Iran did not violate the agreement of limitation of nuclear spreading, it allows the inspectors and implements the agreement more than any other country, its fertilization of Uranium is very little and far from producing nuclear weapons, this is besides the continuous re-assuring of Iran that the goal is peaceful and under the supervision of the International Agency.

America is behind the aggravation of the crisis and hindering the negotiations between Iran and the European Trio to solve it, because America wants to realize the following goals:
Make Europe busy in security issue so that America will find justification in establishing Missile bases in Europe.

To create a state of tension in the Gulf region allows America to have an increasing existence for it there.

To give an international and regional image that abating the heat of the crisis lies in its hands alone, so as to go into an open atmosphere of negotiations with Iran and normalize the relations with it, after the failure of the Europeans in solving it.

So, the response of America, in the near future ,to the stress of the Israeli factor on the Neo-Conservatives in spite of their tight relation with Jew entity -to attack the Iranian nuclear establishments- is a weak one, it will nevertheless reassure state of Jews by putting restrictions -during the negotiations- on the fertilization of uranium to a limited rate so as not to produce nuclear weapons, try also to fertilize the uranium outside Iran and then transfer it to Iran, under the supervision of the International Agency, this is besides the commitment of America to state of enemy to protect it.

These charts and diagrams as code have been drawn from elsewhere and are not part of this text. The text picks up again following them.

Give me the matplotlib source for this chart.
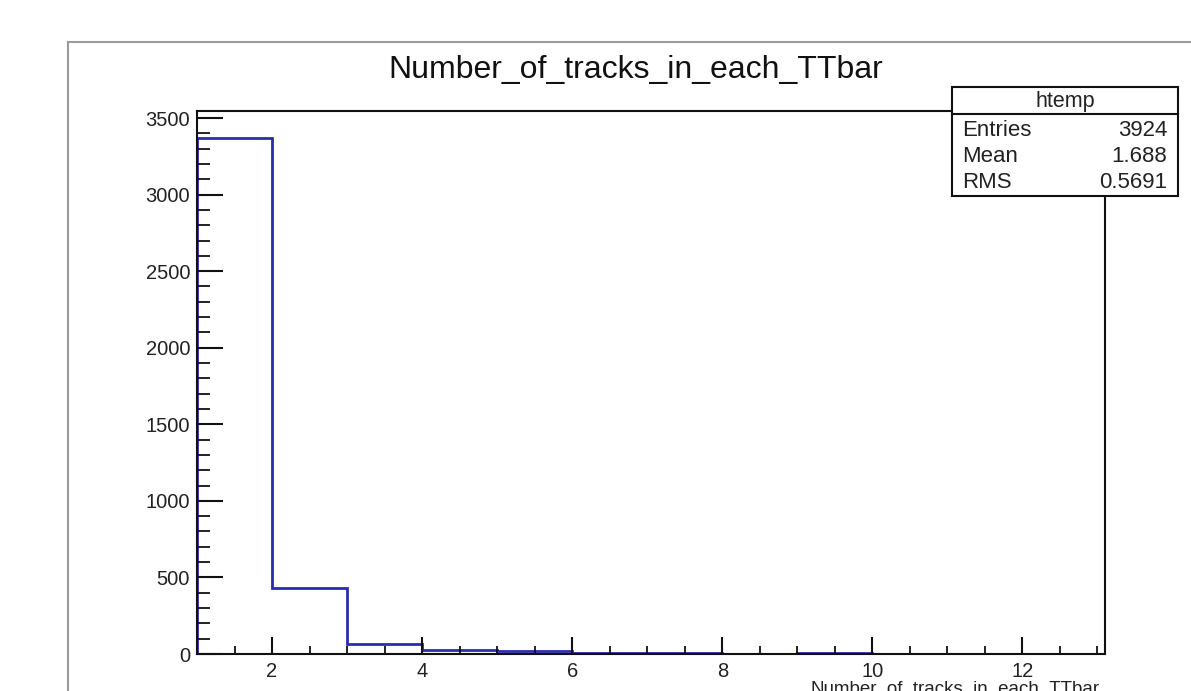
import numpy as np
import matplotlib.pyplot as plt
from matplotlib.patches import Rectangle
from matplotlib.lines import Line2D
from matplotlib.ticker import MultipleLocator

plt.rcParams['font.family'] = ['Liberation Sans', 'DejaVu Sans']

# histogram contents
edges = [1, 2, 3, 4, 5, 6, 7, 8, 9, 10]
counts = [3370, 430, 68, 24, 22, 7, 6, 0, 6]

stat_names = ['Entries', 'Mean', 'RMS']
stat_values = ['3924', '1.688', '0.5691']

W, H = 1191, 691
fig = plt.figure(figsize=(W / 100, H / 100), dpi=100)
fig.patch.set_facecolor('white')

def fx(px):
    return px / W

def fy(py):
    return 1 - py / H

# canvas frame (gray), running off the right and bottom
fig.add_artist(Line2D([fx(68), fx(68)], [fy(42), -0.05], color='#9a9a9a', lw=1.5))
fig.add_artist(Line2D([fx(68), 1.05], [fy(42), fy(42)], color='#9a9a9a', lw=1.5))

ax = fig.add_axes([fx(197), fy(654), fx(1105) - fx(197), fy(111) - fy(654)])
ax.stairs(counts, edges, color='#2c2cb0', lw=2, baseline=0)
ax.set_xlim(1, 13.1)
ax.set_ylim(0, 3546)

ax.xaxis.set_major_locator(MultipleLocator(2))
ax.xaxis.set_minor_locator(MultipleLocator(0.5))
ax.yaxis.set_major_locator(MultipleLocator(500))
ax.yaxis.set_minor_locator(MultipleLocator(100))
ax.tick_params(axis='both', which='both', direction='in', colors='#111111',
               labelcolor='#222222', labelsize=14.5)
ax.tick_params(axis='x', which='major', length=12, width=1.5, pad=6)
ax.tick_params(axis='x', which='minor', length=6, width=1.3)
ax.tick_params(axis='y', which='major', length=19, width=1.5, pad=5)
ax.tick_params(axis='y', which='minor', length=9.5, width=1.3)
for sp in ax.spines.values():
    sp.set_linewidth(1.5)
    sp.set_color('#111111')

fig.text(fx(636), fy(70), 'Number_of_tracks_in_each_TTbar', ha='center', va='center',
         fontsize=23, color='#111111')
fig.text(fx(1100), fy(681), 'Number_of_tracks_in_each_TTbar', ha='right', va='top',
         fontsize=13.5, color='#222222')

# stats box
bx0, by0, bx1, by1 = 952, 87, 1178, 196
fig.add_artist(Rectangle((fx(bx0), fy(by1)), fx(bx1) - fx(bx0), fy(by0) - fy(by1),
                         transform=fig.transFigure, facecolor='white',
                         edgecolor='#111111', lw=1.5, zorder=10))
fig.add_artist(Line2D([fx(bx0), fx(bx1)], [fy(114), fy(114)], color='#111111',
                      lw=1.5, zorder=11))
fig.text(fx((bx0 + bx1) / 2), fy(101), 'htemp', ha='center', va='center',
         fontsize=15.5, color='#222222', zorder=12)
for i, (n, v) in enumerate(zip(stat_names, stat_values)):
    yy = fy(130 + i * 26)
    fig.text(fx(962), yy, n, ha='left', va='center', fontsize=16, color='#222222', zorder=12)
    fig.text(fx(1167), yy, v, ha='right', va='center', fontsize=16, color='#222222', zorder=12)

fig.savefig('out.png', dpi=100)
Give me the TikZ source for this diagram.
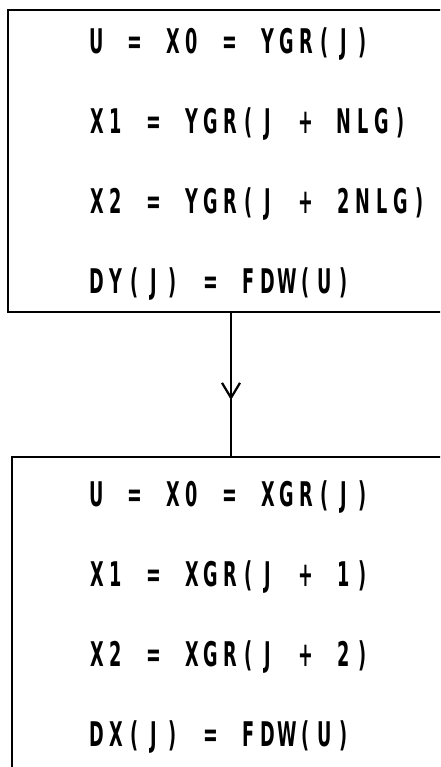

Transferring the file to the Security Council is not expected to issue sensitive punishments on Iran, because its excessive harm will be upon Russia, the European Union and China, this make them object to the strong punishments or else it should be mild punishments in order not to harm those countries. As for the Council to issue a resolution which allows military action, is also far from taking place according to the visible international data.